Lucas Maier, Staff Writer

As distanced as some of our holidays have become from their original meanings, Thanksgiving is one of the few that has stayed true to its source, and it’s important to not forget the values at its core.

Since its inception, Thanksgiving has revolved around gathering together with family and friends and being thankful for those close to us. Though some things have changed, (for instance, the original food eaten by settlers was pork, not turkey) for the most part, things have stayed true to the original ideals, which is camaraderie and thanksgiving. And that’s important.

Many holidays have been changed, shifting from religious to often being defined by traits not included in the original holiday. For instance, the Christmas tree was originally a part of the pagan winter solstice, which took place on December 21st, and wasn’t a part of Christmas at all. And let’s be honest; painting and hiding eggs around your yard has, sorry, absolutely nothing to do with Easter.

Many civic holidays are seen, especially by students, as nothing but a quick reprieve from the flood of schoolwork and stress, a chance to catch one’s breath before being swept back into the maelstrom.

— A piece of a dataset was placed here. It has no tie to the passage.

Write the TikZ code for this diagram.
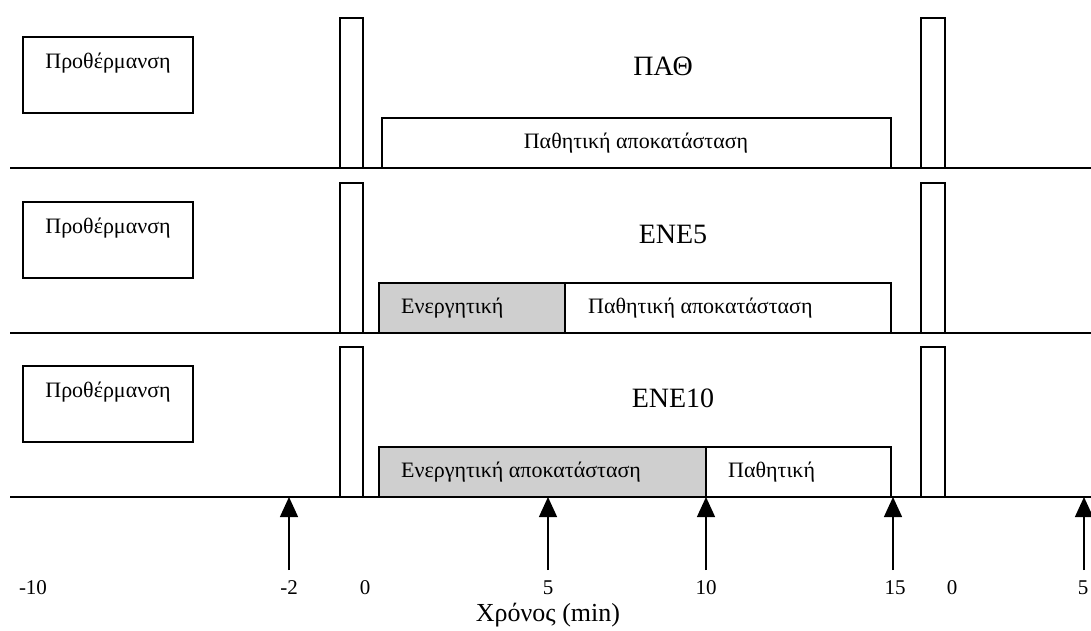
\documentclass[tikz,border=0pt]{standalone}
\usepackage{fontspec}
\setmainfont{Liberation Serif}
\usetikzlibrary{arrows.meta}
\begin{document}
\begin{tikzpicture}[x=1pt,y=-1pt,
  base/.style={line width=1.6pt},
  box/.style={draw,line width=1.3pt},
  graybox/.style={draw,line width=1.3pt,fill=gray!38},
  lbl/.style={font=\fontsize{22}{25}\selectfont,inner sep=0pt},
  boxtxt/.style={font=\fontsize{22}{25}\selectfont,inner sep=0pt},
  title/.style={font=\fontsize{28}{31}\selectfont,inner sep=0pt},
  axlbl/.style={font=\fontsize{21}{24}\selectfont,inner sep=0pt},
  marker/.style={line width=1.4pt,-{Triangle[width=18pt,length=20pt]}}]
\useasboundingbox (0,0) rectangle (1091,630);
\begin{scope}
\clip (0,0) rectangle (1091,630);
% ---------- rows ----------
\foreach \r/\b in {1/168,2/333,3/497}{
  \draw[base] (10,\b) -- (1091,\b);
  \draw[box] (23,\b-131) rectangle (193,\b-55);
  \node[lbl] (warm\r) at (108,\b-105) {Προθέρμανση};
  \draw[box] (340,\b) -- (340,\b-150) -- (363,\b-150) -- (363,\b);
  \draw[box] (921,\b) -- (921,\b-150) -- (945,\b-150) -- (945,\b);
}
% row 1
\node[title] (t1) at (663,66) {ΠΑΘ};
\draw[box] (382,168) -- (382,118) -- (891,118) -- (891,168);
\node[boxtxt] (p1) at (636,143) {Παθητική αποκατάσταση};
% row 2
\node[title] (t2) at (673,234) {ENE5};
\draw[graybox] (379,333) rectangle (565,283);
\draw[box] (565,283) -- (891,283) -- (891,333);
\node[boxtxt,anchor=west] (a2) at (401,308) {Ενεργητική};
\node[boxtxt,anchor=west] (p2) at (588,308) {Παθητική αποκατάσταση};
% row 3
\node[title] (t3) at (673,398) {ENE10};
\draw[graybox] (379,497) rectangle (706,447);
\draw[box] (706,447) -- (891,447) -- (891,497);
\node[boxtxt,anchor=west] (a3) at (401,472) {Ενεργητική αποκατάσταση};
\node[boxtxt,anchor=west] (p3) at (728,472) {Παθητική};
% ---------- markers ----------
\foreach \n/\x in {m2/289,m5/548,m10/706,m15/893,mr5/1084}{
  \coordinate (\n-s) at (\x,570);
  \coordinate (\n-e) at (\x,497);
  \draw[marker] (\n-s) -- (\n-e);
}
% ---------- axis labels ----------
\node[axlbl] (l1) at (33,588) {-10};
\node[axlbl] (l2) at (289,588) {-2};
\node[axlbl] (l3) at (365,588) {0};
\node[axlbl] (l4) at (548,588) {5};
\node[axlbl] (l5) at (706,588) {10};
\node[axlbl] (l6) at (895,588) {15};
\node[axlbl] (l7) at (952,588) {0};
\node[axlbl] (l8) at (1083,588) {5};
\node[font=\fontsize{26}{29}\selectfont,inner sep=0pt] (xl) at (548,615) {Χρόνος (min)};
\end{scope}
\end{tikzpicture}
\end{document}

But the values of Thanksgiving are harder to gloss over. The whole point of the holiday has largely remained unchanged, and are so focused around family that it’s tough to treat it like any other holiday. And that’s good; even – no, especially – in the tumultuous lives of teenagers, it’s important to remember to be thankful for those close to us, and all that they do for us.

So in the coming weeks, don’t treat Thanksgiving as any other holiday; make an effort to thank and be thankful for your family and close friends. You never know when it could be your last chance to do it.